Friday Film: Solving World Conflict With Sex

Courtesy of Music Box Films
In “The Names of Love,” being released in the U.S. June 24, 24-year-old actress Sara Forestier plays Baya, a free-spirited idealist who literally enacts the 1960s slogan, “Make love, not war.” She is passionate to a fault in supporting the French left, lending her attractive body to the cause by converting right-wingers with sex rather than argumentation. For her performance — in at least one sequence she is hilarious in her nakedness — Forestier won a César, the French equivalent of an Oscar.

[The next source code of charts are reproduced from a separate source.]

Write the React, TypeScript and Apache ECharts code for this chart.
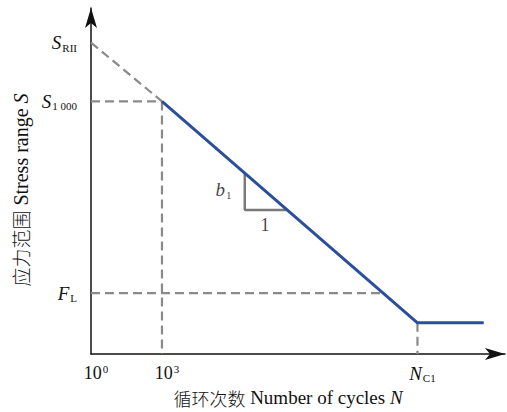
import React, { useEffect, useRef } from "react";
import * as echarts from "echarts";

// Schematic S-N curve (x: log10 of cycles, y: stress in arbitrary units)
const xTickValues = [0, 3, 13.8];
const xTickLabels = ["{n|10}{sup|0}", "{n|10}{sup|3}", "{i|N}{sub|C1}"];
const yTickValues = [90, 73, 17.6];
const yTickLabels = ["{i|S}{sub|RII}", "{i|S}{sub|1 000}", "{i|F}{sub|L}"];
const xTitle = "{c|循环次数} {t|Number of cycles} {ti|N}";
const yTitle = "{c|应力范围} {t|Stress range} {ti|S}";

const blueCurve = [
  [3, 73],
  [13.8, 9],
  [16.6, 9],
];
const dashedSegments = [
  [[0, 90], [3, 73]],
  [[0, 73], [3, 73]],
  [[3, 73], [3, 0]],
  [[0, 17.6], [12.34, 17.6]],
  [[13.8, 9], [13.8, 0]],
];
const slopeTriangle = [
  [6.5, 52],
  [6.5, 41.6],
  [8.28, 41.6],
];
const slopeLabels = [
  { value: [5.6, 47.4], text: "{i|b}{sub|1}" },
  { value: [7.35, 37.2], text: "{n|1}" },
];

const SERIF = "Liberation Serif";
const CJK = "Noto Sans CJK SC";

const rich = {
  n: { fontFamily: SERIF, fontSize: 18, color: "#111", lineHeight: 22 },
  i: { fontFamily: SERIF, fontSize: 19, fontStyle: "italic", color: "#111", lineHeight: 22 },
  sub: { fontFamily: SERIF, fontSize: 11, color: "#111", lineHeight: 22, padding: [10, 0, 0, 1] },
  sup: { fontFamily: SERIF, fontSize: 11, color: "#111", lineHeight: 22, padding: [0, 0, 8, 1] },
};
const titleRich = (size: number) => ({
  c: { fontFamily: CJK, fontSize: size - 1, fontWeight: 300, color: "#111" },
  t: { fontFamily: SERIF, fontSize: size, color: "#111" },
  ti: { fontFamily: SERIF, fontSize: size, fontStyle: "italic", color: "#111" },
});

export default function App() {
  const ref = useRef<HTMLDivElement>(null);
  useEffect(() => {
    if (!ref.current) return;
    const chart = echarts.init(ref.current, undefined, { renderer: "svg" });
    const series: any[] = [];
    dashedSegments.forEach((seg) => {
      series.push({
        type: "line",
        data: seg,
        symbol: "none",
        silent: true,
        lineStyle: { color: "#8a8a8a", width: 2.2, type: [9, 5] },
      });
    });
    series.push({
      type: "line",
      data: slopeTriangle,
      symbol: "none",
      silent: true,
      lineStyle: { color: "#7a7a7a", width: 2.5 },
    });
    series.push({
      type: "line",
      data: blueCurve,
      symbol: "none",
      silent: true,
      lineStyle: { color: "#2c4f9c", width: 3 },
    });
    series.push({
      type: "scatter",
      symbolSize: 0,
      silent: true,
      data: slopeLabels.map((d) => ({ value: d.value, name: d.text })),
      label: {
        show: true,
        position: "inside",
        fontFamily: SERIF,
        formatter: (p: any) => p.name,
        rich,
      },
    });
    chart.setOption({
      animation: false,
      textStyle: { fontFamily: SERIF },
      grid: { left: 91, right: 2, top: 8, bottom: 58, outerBoundsMode: "none", containLabel: false },
      xAxis: {
        type: "value",
        min: 0,
        max: 17.5,
        name: xTitle,
        nameLocation: "middle",
        nameGap: 32,
        nameTextStyle: {
          fontFamily: SERIF,
          fontSize: 19,
          color: "#111",
          padding: [0, 20, 0, 0],
          rich: titleRich(19),
        },
        splitLine: { show: false },
        axisTick: { show: false },
        axisLine: {
          show: true,
          onZero: false,
          symbol: ["none", "arrow"],
          symbolSize: [9, 20],
          lineStyle: { color: "#111", width: 1.5 },
        },
        axisLabel: {
          customValues: xTickValues,
          margin: 8,
          padding: [0, 0, 0, 10],
          fontFamily: SERIF,
          formatter: (v: number) => xTickLabels[xTickValues.indexOf(v)] ?? "",
          rich,
        },
      },
      yAxis: {
        type: "value",
        min: 0,
        max: 100,
        name: yTitle,
        nameLocation: "middle",
        nameRotate: 90,
        nameGap: 55,
        nameTextStyle: {
          fontFamily: SERIF,
          fontSize: 20,
          color: "#111",
          padding: [0, 18, 0, 0],
          rich: titleRich(20),
        },
        splitLine: { show: false },
        axisTick: { show: false },
        axisLine: {
          show: true,
          onZero: false,
          symbol: ["none", "arrow"],
          symbolSize: [9, 20],
          lineStyle: { color: "#111", width: 1.5 },
        },
        axisLabel: {
          customValues: yTickValues,
          margin: 14,
          fontFamily: SERIF,
          formatter: (v: number) => yTickLabels[yTickValues.indexOf(v)] ?? "",
          rich,
        },
      },
      series,
    });
    return () => chart.dispose();
  }, []);
  return <div ref={ref} style={{ width: 507, height: 412, position: "absolute", left: 0, top: 0, background: "#fff" }} />;
}
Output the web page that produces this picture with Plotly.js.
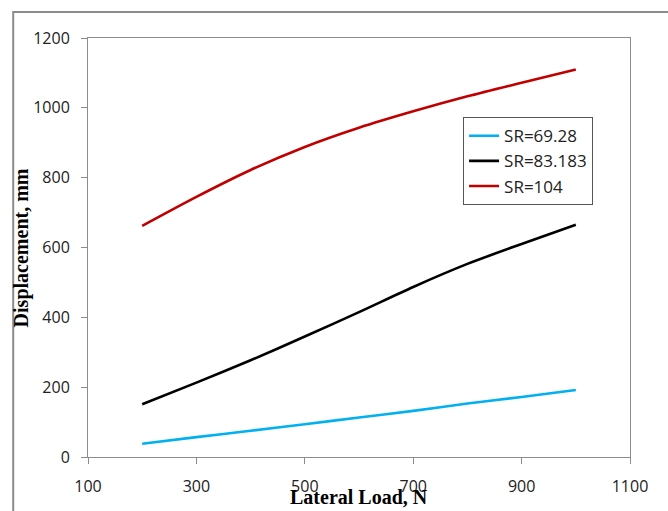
<!DOCTYPE html>
<html>
<head>
<meta charset="utf-8">
<script src="https://cdn.plot.ly/plotly-3.0.1.min.js"></script>
<style>html,body{margin:0;padding:0;background:#fff;}#chart{width:668px;height:511px;}</style>
</head>
<body>
<div id="chart"></div>
<script>
const lateralLoad = [200, 300, 400, 500, 600, 700, 800, 900, 1000];
const sr6928 = [38, 57, 75, 94, 113, 132, 153, 172, 192];
const sr83183 = [151, 213, 277, 345, 415, 487, 553, 610, 665];
const sr104 = [662, 745, 822, 888, 943, 990, 1033, 1072, 1110];
const seriesNames = ["SR=69.28", "SR=83.183", "SR=104"];
const xTicks = [100, 300, 500, 700, 900, 1100];
const yTicks = [0, 200, 400, 600, 800, 1000, 1200];

const colors = ["#00B0F0", "#000000", "#C00000"];
const ys = [sr6928, sr83183, sr104];
const traces = ys.map((y, i) => ({
  x: lateralLoad, y: y, name: seriesNames[i], type: "scatter", mode: "lines",
  line: {color: colors[i], width: 2.6, shape: "spline", smoothing: 0.8}
}));

const tickFont = {family: "Open Sans, Noto Sans, sans-serif", size: 16, color: "#222"};
const layout = {
  width: 668, height: 511,
  margin: {l: 88, r: 38, t: 38, b: 54},
  paper_bgcolor: "#fff", plot_bgcolor: "#fff",
  showlegend: true,
  xaxis: {
    range: [100, 1100], tickvals: xTicks, ticktext: xTicks.map(String),
    showgrid: false, zeroline: false, showline: true, linecolor: "#8c8c8c", linewidth: 1, mirror: true,
    ticks: "outside", ticklen: 6, tickcolor: "#8c8c8c", tickfont: tickFont, ticklabelstandoff: 9
  },
  yaxis: {
    range: [0, 1200], tickvals: yTicks, ticktext: yTicks.map(String),
    showgrid: false, zeroline: false, showline: true, linecolor: "#8c8c8c", linewidth: 1, mirror: true,
    ticks: "outside", ticklen: 6, tickcolor: "#8c8c8c", tickfont: tickFont, ticklabelstandoff: 8
  },
  legend: {
    x: 0.692, y: 0.811, xanchor: "left", yanchor: "top",
    bordercolor: "#555", borderwidth: 1, bgcolor: "#fff",
    font: {family: "Open Sans, Noto Sans, sans-serif", size: 17, color: "#222"},
    tracegroupgap: 0, entrywidth: 110
  },
  annotations: [
    {text: "<b>Lateral Load, N</b>", xref: "paper", yref: "paper", x: 0.5, y: -0.1265,
     xanchor: "center", yanchor: "bottom", showarrow: false,
     font: {family: "Liberation Serif, Times New Roman, serif", size: 20, color: "#000"}},
    {text: "<b>Displacement, mm</b>", xref: "paper", yref: "paper", x: -0.122, y: 0.5,
     xanchor: "center", yanchor: "middle", showarrow: false, textangle: -90,
     font: {family: "Liberation Serif, Times New Roman, serif", size: 20, color: "#000"}}
  ],
  shapes: [
    {type: "rect", xref: "paper", yref: "paper", x0: -0.138, x1: 1.2, y0: -0.3, y1: 1.062,
     line: {color: "#8c8c8c", width: 2}, fillcolor: "rgba(0,0,0,0)", layer: "below"}
  ]
};

Plotly.newPlot("chart", traces, layout, {displayModeBar: false, staticPlot: true});
</script>
</body>
</html>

In keeping with its French title, “Le nom de gens” (“The name of people”), the names of the major characters matter. Baya’s family name is Arabic (Benmahmoud), whereas the male lead (played by Jacques Gamblin) bears the white-bread French moniker Arthur Martin.
Yet these two share an unsettled status as “half-breeds.” She is the product of a rebellious blue-blood French-Christian mother and an Algerian-Muslim refugee father with a heart of gold, while he has a Greek-Sephardic-Jewish mother who survived the Holocaust as a refugee child in hiding with nuns while her parents were deported and gassed, and a very proper (even prudishly straight-laced) Frenchman for a father.
Baya flirts with a secular-cultural version of her Arab heritage, while Arthur identifies as a rationalist and an atheist, but not as a Jew. Arthur is Baya’s unlikely love interest — unlikely more because of their difference in temperament than because of their difference in philosophy or their obvious age gap (at 53, Gamblin is 29 years older than Forestier).There is no clash between them over Israel, no echo whatsoever of the tension widely reported between French Muslims and Jews in recent years. This is a comedy, after all.
But unlike the boisterous Baya, letting it all hang out, Arthur is emotionally guarded, taking after his parents’ fascination with gadgets and technology as a way of avoiding deeper issues, such as his mother’s Holocaust-induced trauma. He becomes an ornithologist who specializes in investigating dead birds to ward off epidemics, which has the effect of distancing himself from human involvements.
Filmmaker Michel Leclerc admits to being inspired by Woody Allen’s comedies. This comes across especially in the clever and innovative ways that Leclerc reveals his characters’ childhoods and parental backgrounds. The film has a zany quality most of the way, but just at the point that it starts getting tiresome in its silliness, it becomes touchingly serious; and so it works.